Por mais de 21 anos, a indústria da internet sem fio investiu quase US$ 300
bilhões sob regras similares, mostrando que uma modernização da regulamentação
do Título II pode encorajar investimentos e competição", escreveu o presidente
da FCC no início do mês.
No entanto, aprovação das novas regras não foi um consenso na FCC. Dois cinco
membros do órgão, os republicanos Michael O'Rielly e Ajit Pai discordaram dos
colegas democratas. Em um comunicado antes da reunião, O'Rielly disse considerar
que a neutralidade da rede é desnecessária, e que o Título II impõe
regulamentações excessivas.
Os detalhes das novas regras foram discutidos pelos membros do FCC a portas
fechadas, após a reunião pública. O texto final das novas regulamentações, que
passarão a valer logo após o seu registro, ainda será divulgado ao público. Ao
final da reunião, defensores ilustres da neutralidade da rede que estavam
presente na sessão, como o cofundador da Apple Steve Wozniak, aplaudiram a
decisão.
Quase 4 milhões de mensagens
No ano passado, a FCC recebeu quase 4 milhões de comentários em favor da
neutralidade da rede depois que foi divulgado que o rascunho da proposta de
regulamentação oficial abria possibilidade para a discriminação "comercial
razoável" do tráfego de dados pelas provedoras.
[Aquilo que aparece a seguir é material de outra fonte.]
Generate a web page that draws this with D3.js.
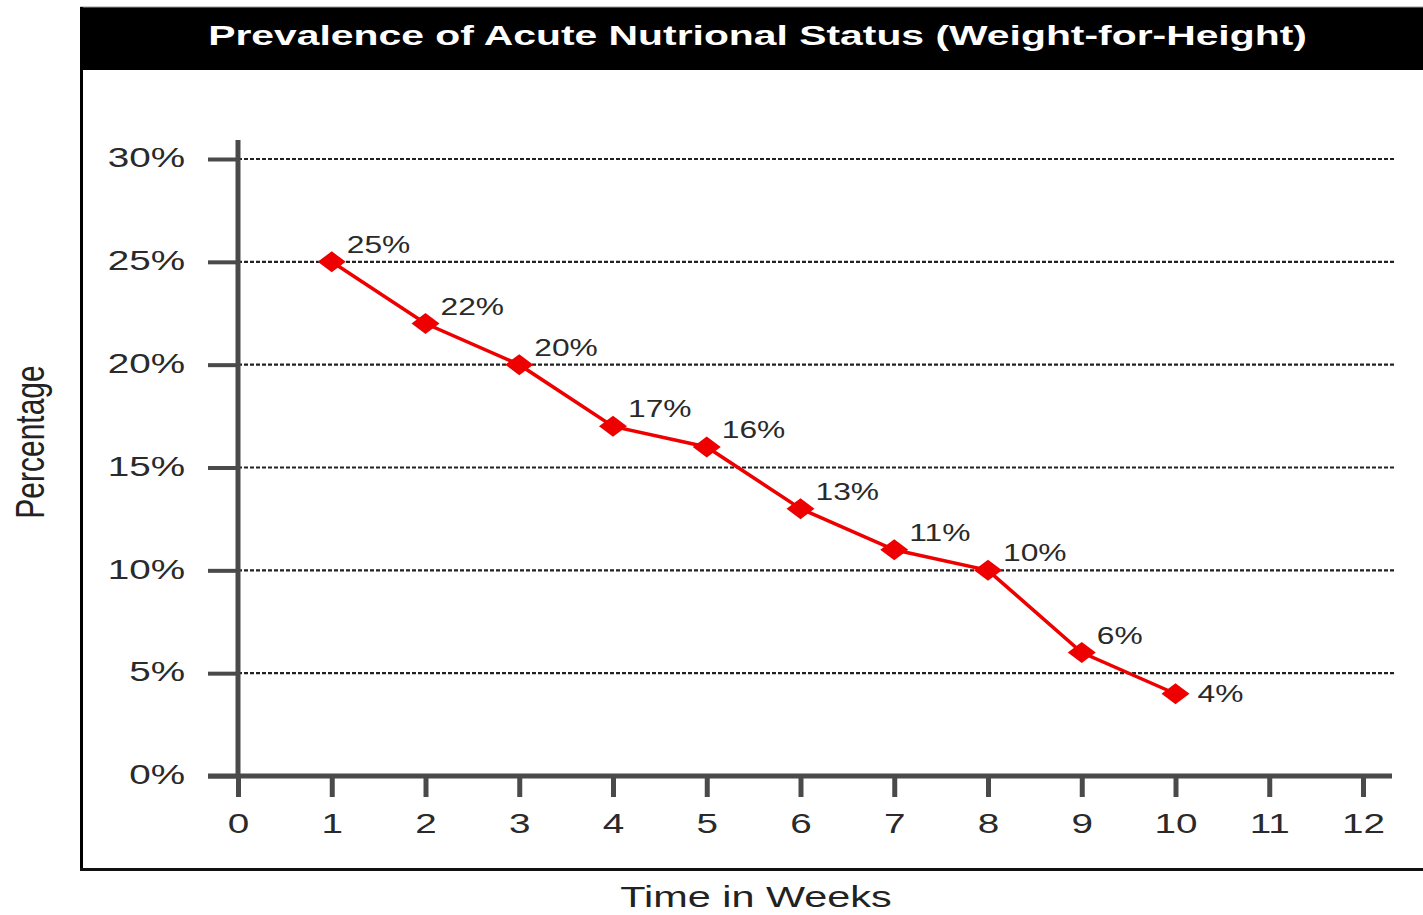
<!DOCTYPE html>
<html><head><meta charset="utf-8">
<script src="https://cdn.jsdelivr.net/npm/d3@7"></script>
<style>
html,body{margin:0;padding:0;background:#fff;}
text{font-family:"Liberation Sans",Arial,sans-serif;}
</style></head>
<body>
<svg id="chart" width="1423" height="915"></svg>
<script>
const title = "Prevalence of Acute Nutrional Status (Weight-for-Height)";
const xTitle = "Time in Weeks";
const yTitle = "Percentage";
const weeks = [1,2,3,4,5,6,7,8,9,10];
const prevalence = [25,22,20,17,16,13,11,10,6,4];
const labelSide = ["above","above","above","above","above","above","above","above","above","right"];
const xTicks = [0,1,2,3,4,5,6,7,8,9,10,11,12];
const yTicks = [0,5,10,15,20,25,30];

const SX = 1.38; // horizontal text stretch
const svg = d3.select("#chart");
const axisColor = "#4a4a4a";
const textColor = "#2a2a2a";

const x = d3.scaleLinear().domain([0,12]).range([238,1363]);
const y = d3.scaleLinear().domain([0,30]).range([776,159]);

// Frame
svg.append("rect").attr("x",80).attr("y",7).attr("width",1343).attr("height",63).attr("fill","#000");
svg.append("line").attr("x1",80).attr("x2",1423).attr("y1",7).attr("y2",7).attr("stroke","#999").attr("stroke-width",1);
svg.append("line").attr("x1",81.5).attr("x2",81.5).attr("y1",7).attr("y2",871).attr("stroke","#000").attr("stroke-width",3);
svg.append("line").attr("x1",80).attr("x2",1423).attr("y1",869.5).attr("y2",869.5).attr("stroke","#111").attr("stroke-width",3);

// Title
const tt = svg.append("text").text(title)
  .attr("font-weight","bold").attr("font-size",27).attr("fill","#fff")
  .attr("text-anchor","middle");
const tw = tt.node().getComputedTextLength();
tt.attr("transform",`translate(757.5,45) scale(${1099/tw},1)`);

// Gridlines
svg.append("g").selectAll("line").data(yTicks.filter(d=>d>0)).join("line")
  .attr("x1",x(0)).attr("x2",1395)
  .attr("y1",d=>y(d)).attr("y2",d=>y(d))
  .attr("stroke","#222").attr("stroke-width",2.2).attr("stroke-dasharray","4,2");

// Y axis
const yAxis = svg.append("g").attr("transform",`translate(${x(0)},0)`)
  .call(d3.axisLeft(y).tickValues(yTicks).tickSize(30).tickSizeOuter(0).tickFormat(d=>d+"%"));
yAxis.select(".domain").remove();
yAxis.selectAll(".tick line").attr("stroke",axisColor).attr("stroke-width",4);
yAxis.selectAll(".tick text").attr("x",0).attr("dy","0.35em")
  .attr("font-size",28).attr("fill",textColor).attr("text-anchor","end")
  .attr("transform",`translate(-53,-2) scale(${SX},1)`);
svg.append("line").attr("x1",x(0)).attr("x2",x(0)).attr("y1",y(0)+2).attr("y2",y(30)-19)
  .attr("stroke",axisColor).attr("stroke-width",5);

// X axis
const xAxis = svg.append("g").attr("transform",`translate(0,${y(0)})`)
  .call(d3.axisBottom(x).tickValues(xTicks).tickSize(21).tickSizeOuter(0).tickFormat(d=>d));
xAxis.select(".domain").remove();
xAxis.selectAll(".tick line").attr("stroke",axisColor).attr("stroke-width",5);
xAxis.selectAll(".tick text").attr("y",0).attr("dy",0)
  .attr("font-size",28).attr("fill",textColor).attr("text-anchor","middle")
  .attr("transform",`translate(0,57) scale(${SX},1)`);
svg.append("line").attr("x1",x(0)-30).attr("x2",x(12)+29).attr("y1",y(0)).attr("y2",y(0))
  .attr("stroke",axisColor).attr("stroke-width",5);

// Axis titles
svg.append("text").text(xTitle).attr("font-size",30).attr("fill","#222").attr("text-anchor","middle")
  .attr("transform",`translate(756,907) scale(${SX},1)`);
svg.append("text").text(yTitle).attr("font-size",30).attr("fill","#222").attr("text-anchor","middle")
  .attr("transform",`translate(44,442) scale(${SX},1) rotate(-90)`);

// Line
const pts = weeks.map((w,i)=>({w, v:prevalence[i], side:labelSide[i]}));
svg.append("path").datum(pts)
  .attr("d", d3.line().x(d=>x(d.w)).y(d=>y(d.v)))
  .attr("fill","none").attr("stroke","#ee0000").attr("stroke-width",3.5);

// Markers
svg.append("g").selectAll("path").data(pts).join("path")
  .attr("transform",d=>`translate(${x(d.w)},${y(d.v)})`)
  .attr("d","M-14,0L0,-10.5L14,0L0,10.5Z")
  .attr("fill","#ee0000");

// Data labels
svg.append("g").selectAll("text").data(pts).join("text")
  .text(d=>d.v+"%")
  .attr("font-size",23).attr("fill",textColor)
  .attr("transform",d=> d.side==="right"
     ? `translate(${x(d.w)+22},${y(d.v)+8}) scale(${SX},1)`
     : `translate(${x(d.w)+15},${y(d.v)-9}) scale(${SX},1)`);
</script>
</body></html>
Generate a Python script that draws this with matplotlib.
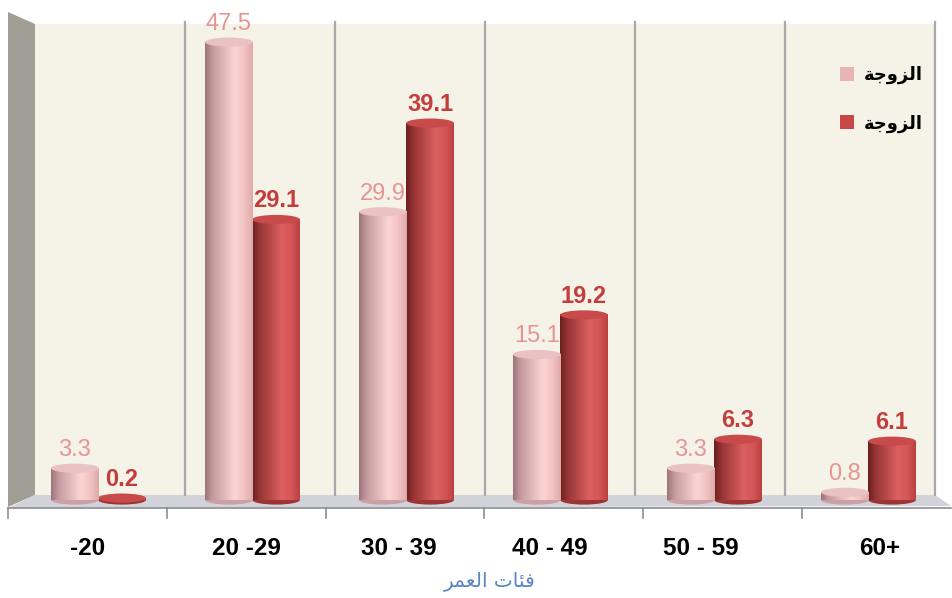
import numpy as np
import matplotlib
matplotlib.use('Agg')
import matplotlib.pyplot as plt
from matplotlib.patches import Polygon, Ellipse, Patch
from matplotlib.transforms import Affine2D
from matplotlib.colors import to_rgb

# === Data ===
categories = ['-20', '20 -29', '30 - 39', '40 - 49', '50 - 59', '60+']
wife = [3.3, 47.5, 29.9, 15.1, 3.3, 0.8]
husband = [0.2, 29.1, 39.1, 19.2, 6.3, 6.1]
series_names = ['الزوجة', 'الزوجة']
axis_title = 'فئات العمر'

# === Minimal Arabic shaping (matplotlib has no bidi/shaping) ===
FORMS = {  # isolated, final, initial, medial
    'ا': (0xFE8D, 0xFE8E), 'ز': (0xFEAF, 0xFEB0), 'و': (0xFEED, 0xFEEE),
    'ة': (0xFE93, 0xFE94), 'ر': (0xFEAD, 0xFEAE),
    'ل': (0xFEDD, 0xFEDE, 0xFEDF, 0xFEE0), 'ج': (0xFE9D, 0xFE9E, 0xFE9F, 0xFEA0),
    'ف': (0xFED1, 0xFED2, 0xFED3, 0xFED4), 'ئ': (0xFE89, 0xFE8A, 0xFE8B, 0xFE8C),
    'ت': (0xFE95, 0xFE96, 0xFE97, 0xFE98), 'ع': (0xFEC9, 0xFECA, 0xFECB, 0xFECC),
    'م': (0xFEE1, 0xFEE2, 0xFEE3, 0xFEE4),
}


def shape(s):
    out = []
    for i, ch in enumerate(s):
        if ch not in FORMS:
            out.append(ch)
            continue
        prev = s[i - 1] if i > 0 else ''
        nxt = s[i + 1] if i + 1 < len(s) else ''
        jp = prev in FORMS and len(FORMS[prev]) == 4
        jn = len(FORMS[ch]) == 4 and nxt in FORMS
        idx = 3 if (jp and jn) else 1 if jp else 2 if jn else 0
        out.append(chr(FORMS[ch][idx]))
    return ''.join(reversed(out))


FONT = ['Liberation Sans', 'DejaVu Sans']
PINK_TXT = '#e69494'
RED_TXT = '#c43c3c'

fig = plt.figure(figsize=(9.53, 5.98), dpi=100)
ax = fig.add_axes([0, 0, 1, 1])
ax.axis('off')

# pixel coordinates (y from top) for the 3D box decoration
pix = Affine2D().scale(1 / 953, -1 / 598).translate(0, 1) + fig.transFigure

# === 3D box: side wall, back wall, floor ===
ax.add_patch(Polygon([(8, 12), (35, 24), (35, 495), (8, 507)], closed=True,
                     fc='#a19e96', ec='none', transform=pix, zorder=0))
ax.add_patch(Polygon([(35, 24), (935, 24), (935, 495), (35, 495)], closed=True,
                     fc='#f5f3e8', ec='none', transform=pix, zorder=0))
ax.add_patch(Polygon([(35, 495), (935, 495), (951, 506), (8, 508)], closed=True,
                     fc='#d2d2da', ec='none', transform=pix, zorder=0))
for k in range(1, 7):
    gx = 35 + k * 150
    ax.plot([gx, gx], [22, 495], color='#a8a8a8', lw=1.6, transform=pix, zorder=1)
ax.plot([8, 951], [508, 508], color='#8c8c8c', lw=1.2, transform=pix, zorder=1)
for k in range(6):
    tx = 8 + k * 158.8
    ax.plot([tx, tx], [508, 518], color='#8c8c8c', lw=1.2, transform=pix, zorder=1)


def gradient(stops, n=96):
    pos = np.linspace(0, 1, n)
    xs = [p for p, _ in stops]
    cols = np.array([to_rgb(c) for _, c in stops])
    rgb = np.stack([np.interp(pos, xs, cols[:, j]) for j in range(3)], axis=-1)
    return rgb[np.newaxis, :, :]


PINK = dict(grad=gradient([(0, '#9c7479'), (0.15, '#c49a9e'), (0.62, '#fcd4d4'),
                           (0.82, '#f3c4c4'), (1, '#dfa9aa')]),
            top='#ebc2c3', bottom='#caa0a3')
RED = dict(grad=gradient([(0, '#6c1f1f'), (0.15, '#953333'), (0.62, '#dc6060'),
                          (0.82, '#d45656'), (1, '#bb4141')]),
           top='#c94a4a', bottom='#9c3434')

bw = 0.31
eh = 0.95
x = np.arange(len(categories))
label_shift = [-0.07, -0.04, -0.05, -0.07, -0.09, 0.07]


def cylinder(xc, v, style, z):
    ax.add_patch(Ellipse((xc, 0), bw, eh, fc=style['bottom'], ec='none', zorder=z))
    ax.imshow(style['grad'], extent=(xc - bw / 2, xc + bw / 2, 0, v),
              aspect='auto', interpolation='bilinear', zorder=z + 0.1)
    ax.add_patch(Ellipse((xc, v), bw, eh, fc=style['top'], ec='none', zorder=z + 0.2))


for i in range(len(categories)):
    xp, xr = x[i] - 0.153, x[i] + 0.153
    cylinder(xr, husband[i], RED, 3)
    cylinder(xp, wife[i], PINK, 4)
    ax.text(xp, wife[i] + 1.25, f'{wife[i]:.1f}', ha='center', va='baseline',
            fontsize=17, color=PINK_TXT, family=FONT, zorder=6)
    ax.text(xr, husband[i] + 1.25, f'{husband[i]:.1f}', ha='center', va='baseline',
            fontsize=17, fontweight='bold', color=RED_TXT, family=FONT, zorder=6)
    ax.text(x[i] + label_shift[i], -4.98, categories[i], ha='center', va='center',
            fontsize=17.5, fontweight='bold', color='black', family=FONT)

ax.text(2.54, -8.45, shape(axis_title), ha='center', va='center',
        fontsize=14.5, color='#5b86c5', family=['DejaVu Sans'])

handles = [Patch(fc='#e8b4b4', ec='none'), Patch(fc='#c84848', ec='none')]
ax.legend(handles, [shape(s) for s in series_names], loc='upper left',
          bbox_to_anchor=(824 / 953, 1 - 50 / 598), frameon=False,
          handlelength=0.75, handleheight=0.75, handletextpad=0.55,
          labelspacing=1.65, prop=dict(family='DejaVu Sans', weight='bold', size=13))

ax.set_xlim((0 - 98.5) / 154, (953 - 98.5) / 154)
ax.set_ylim((500 - 598) / 9.64, 500 / 9.64)

fig.savefig('out.png', dpi=100, facecolor='white')
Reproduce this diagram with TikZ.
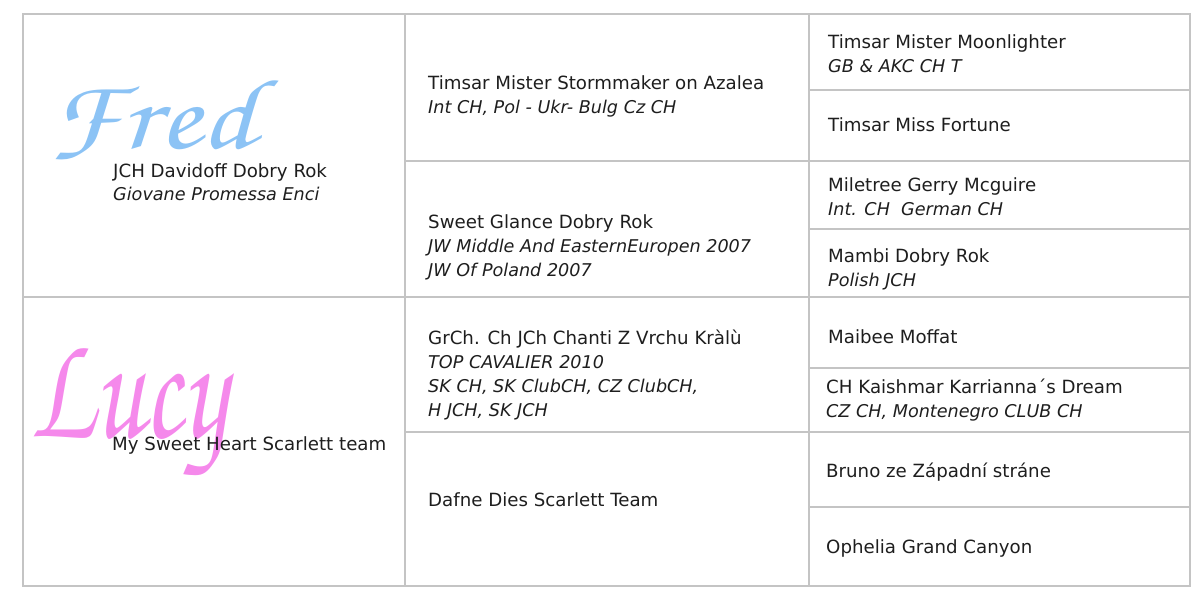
\documentclass[tikz,border=0pt]{standalone}
\usepackage{fontspec}
\setmainfont{DejaVu Sans}
\definecolor{gridgray}{HTML}{C4C4C4}
\definecolor{txt}{HTML}{1E1E1E}
\definecolor{fredblue}{HTML}{8CC3F5}
\definecolor{lucypink}{HTML}{F589EB}
\newcommand{\chanceryfont}{\fontencoding{OT1}\fontfamily{pzc}\fontseries{mb}\fontshape{it}}
\tikzset{
  grid/.style={draw=gridgray, line width=1.4pt},
  nm/.style={anchor=base west, inner sep=0pt, text=txt, font=\fontsize{18.2}{24}\selectfont},
  ti/.style={anchor=base west, inner sep=0pt, text=txt, font=\fontsize{17.6}{24}\selectfont\itshape},
  sig/.style={anchor=base west, inner sep=0pt}
}
\begin{document}
\begin{tikzpicture}[x=1pt,y=-1pt]
\useasboundingbox (0,0) rectangle (1200,600);
% grid
\draw[grid] (23,14) rectangle (1190,586);
\draw[grid] (405,14) -- (405,586);
\draw[grid] (809,14) -- (809,586);
\draw[grid] (23,297) -- (1190,297);
\draw[grid] (405,161) -- (1190,161);
\draw[grid] (405,432) -- (1190,432);
\foreach \yy in {90,229,368,507} \draw[grid] (809,\yy) -- (1190,\yy);
% script names
\node[sig, text=fredblue, font=\fontsize{100}{100}\chanceryfont\selectfont] (fred) at (48,148) {\scalebox{1.25}[1]{Fred}};
\node[sig, text=lucypink, font=\fontsize{110}{110}\chanceryfont\selectfont] (lucy) at (30,437) {\scalebox{1}[1.4]{Lucy}};
% column 1
\node[nm] (c1a) at (113,177) {JCH Davidoff Dobry Rok};
\node[ti] (c1at) at (113,200) {Giovane Promessa Enci};
\node[nm] (c1b) at (112,450) {My Sweet Heart Scarlett team};
% column 2
\node[nm] (c2a) at (428,89) {Timsar Mister Stormmaker on Azalea};
\node[ti] (c2at) at (428,113) {Int CH, Pol - Ukr- Bulg Cz CH};
\node[nm] (c2b) at (428,228) {Sweet Glance Dobry Rok};
\node[ti] (c2bt1) at (428,252) {JW Middle And EasternEuropen 2007};
\node[ti] (c2bt2) at (428,276) {JW Of Poland 2007};
\node[nm] (c2c) at (428,344) {GrCh. Ch JCh Chanti Z Vrchu Kràlù};
\node[ti] (c2ct1) at (428,368) {TOP CAVALIER 2010};
\node[ti] (c2ct2) at (428,392) {SK CH, SK ClubCH, CZ ClubCH,};
\node[ti] (c2ct3) at (428,416) {H JCH, SK JCH};
\node[nm] (c2d) at (428,506) {Dafne Dies Scarlett Team};
% column 3
\node[nm] (c3a) at (828,48) {Timsar Mister Moonlighter};
\node[ti] (c3at) at (828,72) {GB \& AKC CH T};
\node[nm] (c3b) at (828,131) {Timsar Miss Fortune};
\node[nm] (c3c) at (828,191) {Miletree Gerry Mcguire};
\node[ti] (c3ct) at (828,215) {Int. CH\ \ German CH};
\node[nm] (c3d) at (828,262) {Mambi Dobry Rok};
\node[ti] (c3dt) at (828,286) {Polish JCH};
\node[nm] (c3e) at (828,343) {Maibee Moffat};
\node[nm] (c3f) at (826,393) {CH Kaishmar Karrianna´s Dream};
\node[ti] (c3ft) at (826,417) {CZ CH, Montenegro CLUB CH};
\node[nm] (c3g) at (826,477) {Bruno ze Západní stráne};
\node[nm] (c3h) at (826,553) {Ophelia Grand Canyon};
\end{tikzpicture}
\end{document}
Em novembro, o presidente Obama fortaleceu a defesa da neutralidade da rede
clamando pelas regras mais rígidas possíveis e sugerindo que a FCC reclassifique
os provedores como "serviços de telecomunicações" sob o Título II, ao invés de
manter a classificação atual de "serviços de informação".
Decisão "imensamente importante"
Para Konstantinos Stylianou, especialista em neutralidade da rede e pesquisador
visitante do Centro de Tecnologia e Sociedade (CTS) da FGV Direito Rio, a
decisão da FCC é "imensamente importante", já que expande, pela primeira vez, a
neutralidade da rede para a rede móvel, sem fio, em um momento em que a internet
avança cada vez mais para este segmento.
Além disso, o professor vê como essencial para a defesa da neutralidade da rede,
do ponto de vista judicial, a reclassificação dos provedores de internet em
serviços de telecomunicação, e não como somente de informação.
— Essa distinção não é comum em outras partes do mundo, mas tem grandes
repercussões para o que a FCC pode fazer, a sua autoridade e para os tipos de
regras que a entidade pode aplicar na internet. É uma decisão muito importante
pois, pela classificação anterior, o órgão não tinha autoridade para regular
como os dados são transmitidos na internet. Isso foi mudado — afirma ele.
Para Stylianou, a expectativa é que as operadoras se pronunciem contra as novas
regras e iniciem uma série de litígios a respeito. No entanto, apesar dos
obstáculos que a FCC possa vir a ter, o especialista afirma que a decisão desta
quinta-feira reforça o valor da neutralidade da internet, inclusive para outros
países, como o Brasil — que vem tratando do tema no Marco Civil da Internet:
— É uma mensagem bastante forte em favor da neutralidade da rede.